Brendon McCullum has backed Ben Stokes' decision to go to the IPL in spite of his knee injury, New Zealand vs England, 2nd Test, Wellington, 5th day, February 28, 2023

Brendon McCullum has backed Ben Stokes' decision to go to the IPL in spite of his knee injury  •  Getty Images

Brendon McCullum is confident that Ben Stokes' involvement in the Indian Premier League will not jeopardise his participation in the Ashes this summer.
Stokes, England's Test captain, has found himself in the middle of a franchise versus country dilemma: insistent on fulfilling his £1.6million contract for Chennai Super Kings despite a left knee that requires constant management and rest ahead of the 2023 English season.
The issue has progressively worsened over the winter to such an extent that Stokes was only able to bowl two overs in the match and struggled to bat with freedom in the thrilling second Test against New Zealand, in which the hosts triumphed by one run to square the two-match series. Speaking at the end of the match at the Basin Reserve, he admitted to finding it "very frustrating" that he could not play a full part, particularly as the fourth seamer, but quashed the idea he would turn his back on the IPL.
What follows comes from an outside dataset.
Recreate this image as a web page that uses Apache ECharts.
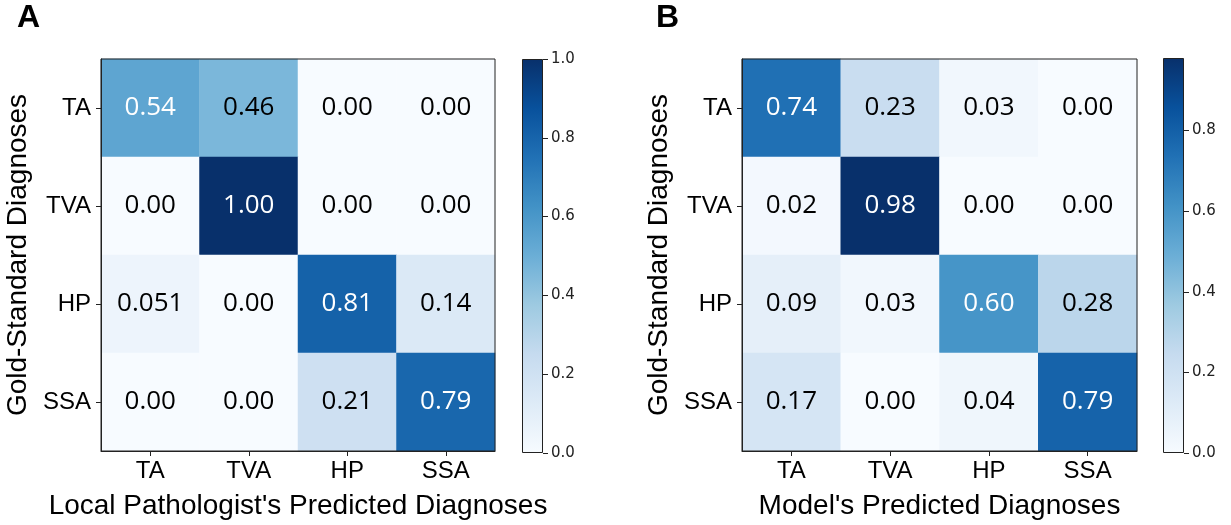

last week, Stokes floated the possibility of leaving the competition early (which runs from March 31 to May 28) to ensure he is ready for the first Test of the summer against Ireland at Lord's on June 1, though only if he feels he needs a bigger lead-in. McCullum, as Test coach, has no doubts the 31-year-old will be right for the summer, not just because he has full faith in the CSK set-up, which he was a part of for two seasons, but also as he is aware how much a series against Australia means to his skipper.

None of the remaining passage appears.